Wednesday, August 31, 2011

Emotional Eating

When it came time to pack up our old apartment and move I hardly ate.  I was so busy with things everyday that I had to keep reminding myself to eat.  It was also due to lack of food from the transition to the new place. We didn't want anything to spoil so we waited until we moved in the new place to go food shopping.

Now with more than enough snacks I'm doing just that, snacking on everything! I haven't been eating real meals or even sitting down for my meals. We don't have our new table just yet and I think part of me still doesn't feel completely settled. We have a few odds and ends to finish up but we don't have the money to complete things just yet.

We don't even have the money to buy school clothes for our son right now.  I think I'm a little stressed but I didn't  really notice that until now.  I know when I'm eating like this that something isn't right emotionally. Sometimes it just takes a little digging to figure it out. I know that by stressing it is not going to resolve these issues, so I have to find another way to deal.

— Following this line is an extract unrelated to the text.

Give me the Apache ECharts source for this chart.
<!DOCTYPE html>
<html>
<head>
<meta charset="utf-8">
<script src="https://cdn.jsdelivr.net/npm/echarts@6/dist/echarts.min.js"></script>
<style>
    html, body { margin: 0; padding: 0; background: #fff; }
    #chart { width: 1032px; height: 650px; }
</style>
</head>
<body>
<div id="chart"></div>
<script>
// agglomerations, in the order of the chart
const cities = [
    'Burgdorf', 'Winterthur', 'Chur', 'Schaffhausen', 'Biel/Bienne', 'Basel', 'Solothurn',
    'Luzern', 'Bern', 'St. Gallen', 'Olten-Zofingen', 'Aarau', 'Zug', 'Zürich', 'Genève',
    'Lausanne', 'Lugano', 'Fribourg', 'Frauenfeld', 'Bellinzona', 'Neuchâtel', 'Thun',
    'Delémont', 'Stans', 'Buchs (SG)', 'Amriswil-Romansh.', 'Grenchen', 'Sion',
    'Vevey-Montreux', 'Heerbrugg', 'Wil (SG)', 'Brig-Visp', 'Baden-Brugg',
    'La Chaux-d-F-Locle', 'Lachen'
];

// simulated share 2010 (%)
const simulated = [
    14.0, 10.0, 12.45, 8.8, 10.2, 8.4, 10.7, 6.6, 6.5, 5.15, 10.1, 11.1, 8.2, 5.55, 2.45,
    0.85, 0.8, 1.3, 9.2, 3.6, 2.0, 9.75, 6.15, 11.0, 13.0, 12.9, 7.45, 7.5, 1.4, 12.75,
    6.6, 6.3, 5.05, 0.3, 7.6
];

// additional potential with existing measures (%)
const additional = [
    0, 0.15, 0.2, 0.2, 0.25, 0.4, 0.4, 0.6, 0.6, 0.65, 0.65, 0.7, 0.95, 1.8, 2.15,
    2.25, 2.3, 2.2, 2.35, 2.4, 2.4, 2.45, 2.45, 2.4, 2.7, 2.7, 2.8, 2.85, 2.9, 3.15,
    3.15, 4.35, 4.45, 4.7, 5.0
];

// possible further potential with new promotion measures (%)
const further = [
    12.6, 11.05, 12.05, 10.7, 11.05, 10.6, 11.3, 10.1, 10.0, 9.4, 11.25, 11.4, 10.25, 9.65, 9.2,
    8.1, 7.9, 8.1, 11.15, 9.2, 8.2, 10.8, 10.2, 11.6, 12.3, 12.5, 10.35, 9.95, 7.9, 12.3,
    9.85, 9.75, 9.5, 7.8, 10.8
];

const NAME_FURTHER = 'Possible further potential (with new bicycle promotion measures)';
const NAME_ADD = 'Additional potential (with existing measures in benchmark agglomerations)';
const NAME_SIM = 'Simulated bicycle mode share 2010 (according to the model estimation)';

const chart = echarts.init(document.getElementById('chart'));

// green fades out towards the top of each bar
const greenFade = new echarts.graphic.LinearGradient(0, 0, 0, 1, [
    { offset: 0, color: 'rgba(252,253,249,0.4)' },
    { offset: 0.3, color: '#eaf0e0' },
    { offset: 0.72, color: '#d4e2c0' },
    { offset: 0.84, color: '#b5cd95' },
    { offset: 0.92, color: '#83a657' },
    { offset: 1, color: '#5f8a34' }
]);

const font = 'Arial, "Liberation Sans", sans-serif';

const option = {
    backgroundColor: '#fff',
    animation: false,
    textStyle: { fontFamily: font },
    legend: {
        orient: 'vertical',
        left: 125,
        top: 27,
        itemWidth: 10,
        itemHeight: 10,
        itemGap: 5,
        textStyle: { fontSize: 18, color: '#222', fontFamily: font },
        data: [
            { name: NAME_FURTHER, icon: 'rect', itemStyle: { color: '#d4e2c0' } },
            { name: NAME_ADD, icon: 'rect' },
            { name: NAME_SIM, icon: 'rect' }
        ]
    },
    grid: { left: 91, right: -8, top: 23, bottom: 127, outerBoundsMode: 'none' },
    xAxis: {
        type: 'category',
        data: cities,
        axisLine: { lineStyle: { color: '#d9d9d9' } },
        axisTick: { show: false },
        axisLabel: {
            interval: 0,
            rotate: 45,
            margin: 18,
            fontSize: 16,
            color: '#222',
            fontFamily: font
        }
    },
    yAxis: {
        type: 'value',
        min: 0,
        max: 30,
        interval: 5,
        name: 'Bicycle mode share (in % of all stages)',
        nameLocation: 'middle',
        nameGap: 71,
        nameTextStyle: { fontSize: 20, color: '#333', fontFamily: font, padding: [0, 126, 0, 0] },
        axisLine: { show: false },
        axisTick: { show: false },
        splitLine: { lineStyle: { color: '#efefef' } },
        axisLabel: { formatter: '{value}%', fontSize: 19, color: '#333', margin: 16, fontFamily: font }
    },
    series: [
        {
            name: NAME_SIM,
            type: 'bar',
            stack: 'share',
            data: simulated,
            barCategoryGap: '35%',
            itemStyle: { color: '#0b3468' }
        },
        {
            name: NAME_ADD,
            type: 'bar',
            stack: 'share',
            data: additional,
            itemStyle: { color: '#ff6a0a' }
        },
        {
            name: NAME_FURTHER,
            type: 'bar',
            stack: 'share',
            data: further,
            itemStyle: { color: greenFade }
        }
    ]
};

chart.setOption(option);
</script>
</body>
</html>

  I spend most of my days at home since I babysit for my neice so staying out of the house really isn't an option until she is picked up later in the day. I'm hoping that I can find another outlet because I have been pretty bad lately.  I just picked all the crumbs off of a cake and ate them, as well as a 1/4 bag of doritos. I haven't done anything like that (the cake picking) in a long time!  I thought those days were over.   I know I have to forgive myself and move on.  Thank God for this blog, as it's really a journal of my feelings.  Now that I have shared here I hope I will be able to move on and get back on track with treating myself right.

With the move going on Hubby and I have not had anytime together. We haven't even had time to sit down and have coffee together. It feels like we are two ships passing in the night. We are both exhausted and over worked. I would love to have a night out but there is no way we can do that right now either.  I hope we can get sometime this weekend to finally sit together on our balcony and have a drink together.


How do you deal with stress?  What ways do you use to cope with stress in a healthy way?